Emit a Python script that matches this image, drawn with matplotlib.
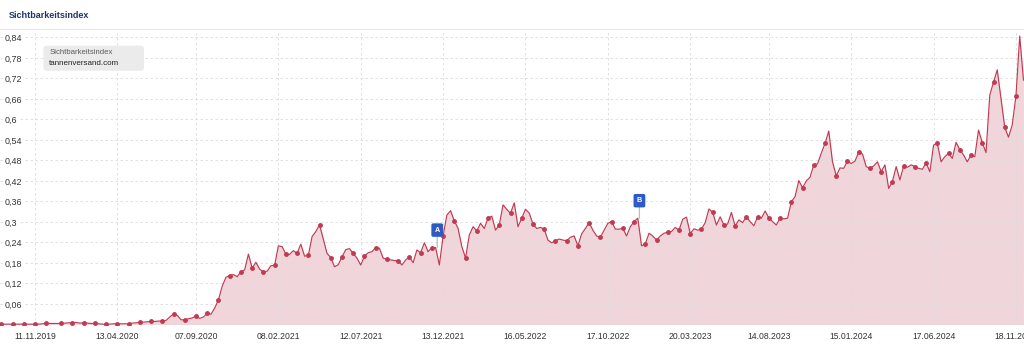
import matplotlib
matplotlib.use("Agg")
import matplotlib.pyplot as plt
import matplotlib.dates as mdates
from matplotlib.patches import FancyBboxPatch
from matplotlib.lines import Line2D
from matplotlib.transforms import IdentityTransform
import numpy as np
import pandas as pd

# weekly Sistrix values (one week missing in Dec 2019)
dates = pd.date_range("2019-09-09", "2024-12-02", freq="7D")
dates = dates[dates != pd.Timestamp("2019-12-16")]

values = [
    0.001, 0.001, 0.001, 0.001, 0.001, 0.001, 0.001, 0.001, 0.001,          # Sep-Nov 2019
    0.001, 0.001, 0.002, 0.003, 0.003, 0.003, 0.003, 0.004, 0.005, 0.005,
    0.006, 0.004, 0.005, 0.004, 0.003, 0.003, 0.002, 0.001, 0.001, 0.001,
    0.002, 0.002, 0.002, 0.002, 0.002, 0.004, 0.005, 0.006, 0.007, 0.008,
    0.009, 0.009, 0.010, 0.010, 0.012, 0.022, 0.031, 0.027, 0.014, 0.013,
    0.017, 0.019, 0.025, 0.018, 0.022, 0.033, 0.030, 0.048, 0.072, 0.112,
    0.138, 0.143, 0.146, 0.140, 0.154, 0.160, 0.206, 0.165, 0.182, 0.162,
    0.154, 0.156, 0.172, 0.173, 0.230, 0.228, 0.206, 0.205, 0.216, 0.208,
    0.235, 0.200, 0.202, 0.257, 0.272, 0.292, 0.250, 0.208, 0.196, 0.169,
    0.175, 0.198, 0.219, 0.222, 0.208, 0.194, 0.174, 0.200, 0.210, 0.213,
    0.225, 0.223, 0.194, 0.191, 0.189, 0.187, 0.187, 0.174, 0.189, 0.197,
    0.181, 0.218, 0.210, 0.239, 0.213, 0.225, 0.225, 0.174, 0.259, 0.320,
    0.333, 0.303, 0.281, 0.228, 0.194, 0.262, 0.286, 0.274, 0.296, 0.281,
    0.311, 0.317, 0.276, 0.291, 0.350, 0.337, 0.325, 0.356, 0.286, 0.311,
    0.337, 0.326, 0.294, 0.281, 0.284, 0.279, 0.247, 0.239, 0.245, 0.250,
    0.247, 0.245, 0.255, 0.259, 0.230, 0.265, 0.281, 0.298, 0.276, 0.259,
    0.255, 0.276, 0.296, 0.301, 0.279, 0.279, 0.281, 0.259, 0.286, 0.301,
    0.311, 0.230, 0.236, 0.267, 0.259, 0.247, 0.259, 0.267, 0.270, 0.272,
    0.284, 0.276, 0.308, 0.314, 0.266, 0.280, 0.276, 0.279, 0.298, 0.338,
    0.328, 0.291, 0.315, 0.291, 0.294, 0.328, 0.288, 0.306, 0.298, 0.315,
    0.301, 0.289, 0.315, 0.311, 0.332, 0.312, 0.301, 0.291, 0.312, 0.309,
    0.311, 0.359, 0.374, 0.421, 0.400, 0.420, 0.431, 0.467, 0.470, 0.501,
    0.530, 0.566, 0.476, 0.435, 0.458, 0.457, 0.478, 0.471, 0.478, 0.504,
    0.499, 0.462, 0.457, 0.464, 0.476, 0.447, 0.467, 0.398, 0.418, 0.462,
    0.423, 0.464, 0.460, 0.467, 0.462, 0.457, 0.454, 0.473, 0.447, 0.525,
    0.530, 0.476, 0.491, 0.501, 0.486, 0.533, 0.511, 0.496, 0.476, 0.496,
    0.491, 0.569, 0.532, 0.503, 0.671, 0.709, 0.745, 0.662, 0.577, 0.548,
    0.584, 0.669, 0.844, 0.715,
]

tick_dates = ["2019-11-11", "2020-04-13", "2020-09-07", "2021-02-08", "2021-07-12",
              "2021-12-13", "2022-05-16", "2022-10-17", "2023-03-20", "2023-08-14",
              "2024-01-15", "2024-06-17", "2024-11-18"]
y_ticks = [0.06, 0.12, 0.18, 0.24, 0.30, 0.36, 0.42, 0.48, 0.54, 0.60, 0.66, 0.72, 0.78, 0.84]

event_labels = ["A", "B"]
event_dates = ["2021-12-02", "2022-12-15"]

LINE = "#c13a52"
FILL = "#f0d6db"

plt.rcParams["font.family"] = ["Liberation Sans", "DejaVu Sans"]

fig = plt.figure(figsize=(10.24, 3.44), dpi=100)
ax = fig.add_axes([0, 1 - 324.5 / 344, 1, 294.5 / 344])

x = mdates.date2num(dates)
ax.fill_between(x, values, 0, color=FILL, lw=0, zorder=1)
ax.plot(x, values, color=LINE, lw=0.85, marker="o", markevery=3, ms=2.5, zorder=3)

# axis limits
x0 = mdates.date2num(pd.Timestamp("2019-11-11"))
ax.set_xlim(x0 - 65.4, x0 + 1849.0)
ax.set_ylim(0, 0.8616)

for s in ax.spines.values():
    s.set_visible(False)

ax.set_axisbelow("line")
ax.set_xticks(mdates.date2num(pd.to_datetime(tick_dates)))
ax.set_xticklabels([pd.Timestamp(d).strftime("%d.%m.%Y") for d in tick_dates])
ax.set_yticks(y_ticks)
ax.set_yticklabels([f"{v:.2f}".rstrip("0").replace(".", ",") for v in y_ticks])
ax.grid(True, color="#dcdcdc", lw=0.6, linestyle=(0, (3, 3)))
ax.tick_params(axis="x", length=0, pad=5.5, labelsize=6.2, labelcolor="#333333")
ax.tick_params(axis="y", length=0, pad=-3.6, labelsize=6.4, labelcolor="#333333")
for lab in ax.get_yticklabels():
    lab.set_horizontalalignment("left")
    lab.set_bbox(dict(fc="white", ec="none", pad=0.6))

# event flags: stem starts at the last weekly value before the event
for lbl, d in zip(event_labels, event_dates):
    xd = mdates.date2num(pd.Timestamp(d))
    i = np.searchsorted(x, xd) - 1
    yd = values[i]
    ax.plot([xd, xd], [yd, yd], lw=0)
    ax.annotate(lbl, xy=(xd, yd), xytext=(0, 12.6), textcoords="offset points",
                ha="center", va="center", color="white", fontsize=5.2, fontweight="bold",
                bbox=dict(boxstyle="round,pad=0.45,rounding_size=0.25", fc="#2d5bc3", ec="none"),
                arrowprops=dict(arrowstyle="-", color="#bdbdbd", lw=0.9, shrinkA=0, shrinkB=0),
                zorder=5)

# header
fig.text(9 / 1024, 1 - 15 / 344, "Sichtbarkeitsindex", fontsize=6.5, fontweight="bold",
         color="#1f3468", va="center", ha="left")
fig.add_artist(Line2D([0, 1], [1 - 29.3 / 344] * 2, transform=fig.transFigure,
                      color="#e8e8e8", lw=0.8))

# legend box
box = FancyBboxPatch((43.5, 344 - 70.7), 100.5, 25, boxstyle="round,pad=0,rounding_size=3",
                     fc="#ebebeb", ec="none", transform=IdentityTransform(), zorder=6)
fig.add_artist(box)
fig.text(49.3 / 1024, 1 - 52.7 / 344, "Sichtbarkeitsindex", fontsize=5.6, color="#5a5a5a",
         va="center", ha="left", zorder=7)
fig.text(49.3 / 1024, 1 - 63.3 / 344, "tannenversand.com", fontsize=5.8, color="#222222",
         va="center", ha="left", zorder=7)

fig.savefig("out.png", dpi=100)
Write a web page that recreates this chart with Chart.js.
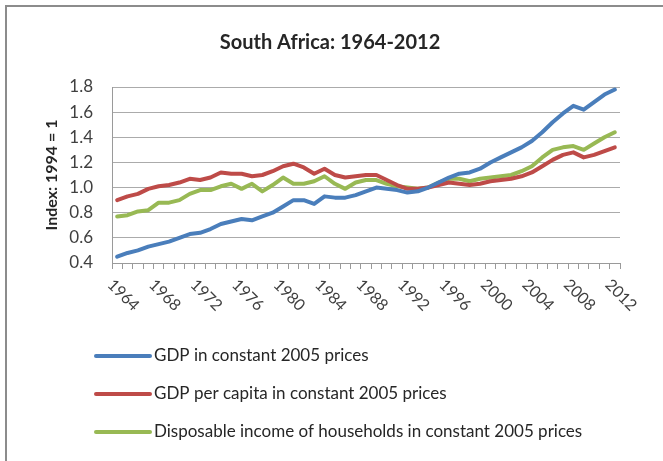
========================================
## WHAT NEEDS TO BE DONE
Omit the pictures, then output the rest of the listing exactly.

## RESULT FOR THIS EXERCISE
Emit a Python script that matches this image, drawn with matplotlib.
import matplotlib
matplotlib.use("Agg")
import matplotlib.pyplot as plt
import matplotlib.dates as mdates
from matplotlib.patches import FancyBboxPatch
from matplotlib.lines import Line2D
from matplotlib.transforms import IdentityTransform
import numpy as np
import pandas as pd

# weekly Sistrix values (one week missing in Dec 2019)
dates = pd.date_range("2019-09-09", "2024-12-02", freq="7D")
dates = dates[dates != pd.Timestamp("2019-12-16")]

values = [
    0.001, 0.001, 0.001, 0.001, 0.001, 0.001, 0.001, 0.001, 0.001,          # Sep-Nov 2019
    0.001, 0.001, 0.002, 0.003, 0.003, 0.003, 0.003, 0.004, 0.005, 0.005,
    0.006, 0.004, 0.005, 0.004, 0.003, 0.003, 0.002, 0.001, 0.001, 0.001,
    0.002, 0.002, 0.002, 0.002, 0.002, 0.004, 0.005, 0.006, 0.007, 0.008,
    0.009, 0.009, 0.010, 0.010, 0.012, 0.022, 0.031, 0.027, 0.014, 0.013,
    0.017, 0.019, 0.025, 0.018, 0.022, 0.033, 0.030, 0.048, 0.072, 0.112,
    0.138, 0.143, 0.146, 0.140, 0.154, 0.160, 0.206, 0.165, 0.182, 0.162,
    0.154, 0.156, 0.172, 0.173, 0.230, 0.228, 0.206, 0.205, 0.216, 0.208,
    0.235, 0.200, 0.202, 0.257, 0.272, 0.292, 0.250, 0.208, 0.196, 0.169,
    0.175, 0.198, 0.219, 0.222, 0.208, 0.194, 0.174, 0.200, 0.210, 0.213,
    0.225, 0.223, 0.194, 0.191, 0.189, 0.187, 0.187, 0.174, 0.189, 0.197,
    0.181, 0.218, 0.210, 0.239, 0.213, 0.225, 0.225, 0.174, 0.259, 0.320,
    0.333, 0.303, 0.281, 0.228, 0.194, 0.262, 0.286, 0.274, 0.296, 0.281,
    0.311, 0.317, 0.276, 0.291, 0.350, 0.337, 0.325, 0.356, 0.286, 0.311,
    0.337, 0.326, 0.294, 0.281, 0.284, 0.279, 0.247, 0.239, 0.245, 0.250,
    0.247, 0.245, 0.255, 0.259, 0.230, 0.265, 0.281, 0.298, 0.276, 0.259,
    0.255, 0.276, 0.296, 0.301, 0.279, 0.279, 0.281, 0.259, 0.286, 0.301,
    0.311, 0.230, 0.236, 0.267, 0.259, 0.247, 0.259, 0.267, 0.270, 0.272,
    0.284, 0.276, 0.308, 0.314, 0.266, 0.280, 0.276, 0.279, 0.298, 0.338,
    0.328, 0.291, 0.315, 0.291, 0.294, 0.328, 0.288, 0.306, 0.298, 0.315,
    0.301, 0.289, 0.315, 0.311, 0.332, 0.312, 0.301, 0.291, 0.312, 0.309,
    0.311, 0.359, 0.374, 0.421, 0.400, 0.420, 0.431, 0.467, 0.470, 0.501,
    0.530, 0.566, 0.476, 0.435, 0.458, 0.457, 0.478, 0.471, 0.478, 0.504,
    0.499, 0.462, 0.457, 0.464, 0.476, 0.447, 0.467, 0.398, 0.418, 0.462,
    0.423, 0.464, 0.460, 0.467, 0.462, 0.457, 0.454, 0.473, 0.447, 0.525,
    0.530, 0.476, 0.491, 0.501, 0.486, 0.533, 0.511, 0.496, 0.476, 0.496,
    0.491, 0.569, 0.532, 0.503, 0.671, 0.709, 0.745, 0.662, 0.577, 0.548,
    0.584, 0.669, 0.844, 0.715,
]

tick_dates = ["2019-11-11", "2020-04-13", "2020-09-07", "2021-02-08", "2021-07-12",
              "2021-12-13", "2022-05-16", "2022-10-17", "2023-03-20", "2023-08-14",
              "2024-01-15", "2024-06-17", "2024-11-18"]
y_ticks = [0.06, 0.12, 0.18, 0.24, 0.30, 0.36, 0.42, 0.48, 0.54, 0.60, 0.66, 0.72, 0.78, 0.84]

event_labels = ["A", "B"]
event_dates = ["2021-12-02", "2022-12-15"]

LINE = "#c13a52"
FILL = "#f0d6db"

plt.rcParams["font.family"] = ["Liberation Sans", "DejaVu Sans"]

fig = plt.figure(figsize=(10.24, 3.44), dpi=100)
ax = fig.add_axes([0, 1 - 324.5 / 344, 1, 294.5 / 344])

x = mdates.date2num(dates)
ax.fill_between(x, values, 0, color=FILL, lw=0, zorder=1)
ax.plot(x, values, color=LINE, lw=0.85, marker="o", markevery=3, ms=2.5, zorder=3)

# axis limits
x0 = mdates.date2num(pd.Timestamp("2019-11-11"))
ax.set_xlim(x0 - 65.4, x0 + 1849.0)
ax.set_ylim(0, 0.8616)

for s in ax.spines.values():
    s.set_visible(False)

ax.set_axisbelow("line")
ax.set_xticks(mdates.date2num(pd.to_datetime(tick_dates)))
ax.set_xticklabels([pd.Timestamp(d).strftime("%d.%m.%Y") for d in tick_dates])
ax.set_yticks(y_ticks)
ax.set_yticklabels([f"{v:.2f}".rstrip("0").replace(".", ",") for v in y_ticks])
ax.grid(True, color="#dcdcdc", lw=0.6, linestyle=(0, (3, 3)))
ax.tick_params(axis="x", length=0, pad=5.5, labelsize=6.2, labelcolor="#333333")
ax.tick_params(axis="y", length=0, pad=-3.6, labelsize=6.4, labelcolor="#333333")
for lab in ax.get_yticklabels():
    lab.set_horizontalalignment("left")
    lab.set_bbox(dict(fc="white", ec="none", pad=0.6))

# event flags: stem starts at the last weekly value before the event
for lbl, d in zip(event_labels, event_dates):
    xd = mdates.date2num(pd.Timestamp(d))
    i = np.searchsorted(x, xd) - 1
    yd = values[i]
    ax.plot([xd, xd], [yd, yd], lw=0)
    ax.annotate(lbl, xy=(xd, yd), xytext=(0, 12.6), textcoords="offset points",
                ha="center", va="center", color="white", fontsize=5.2, fontweight="bold",
                bbox=dict(boxstyle="round,pad=0.45,rounding_size=0.25", fc="#2d5bc3", ec="none"),
                arrowprops=dict(arrowstyle="-", color="#bdbdbd", lw=0.9, shrinkA=0, shrinkB=0),
                zorder=5)

# header
fig.text(9 / 1024, 1 - 15 / 344, "Sichtbarkeitsindex", fontsize=6.5, fontweight="bold",
         color="#1f3468", va="center", ha="left")
fig.add_artist(Line2D([0, 1], [1 - 29.3 / 344] * 2, transform=fig.transFigure,
                      color="#e8e8e8", lw=0.8))

# legend box
box = FancyBboxPatch((43.5, 344 - 70.7), 100.5, 25, boxstyle="round,pad=0,rounding_size=3",
                     fc="#ebebeb", ec="none", transform=IdentityTransform(), zorder=6)
fig.add_artist(box)
fig.text(49.3 / 1024, 1 - 52.7 / 344, "Sichtbarkeitsindex", fontsize=5.6, color="#5a5a5a",
         va="center", ha="left", zorder=7)
fig.text(49.3 / 1024, 1 - 63.3 / 344, "tannenversand.com", fontsize=5.8, color="#222222",
         va="center", ha="left", zorder=7)

fig.savefig("out.png", dpi=100)
Write a web page that recreates this chart with Chart.js.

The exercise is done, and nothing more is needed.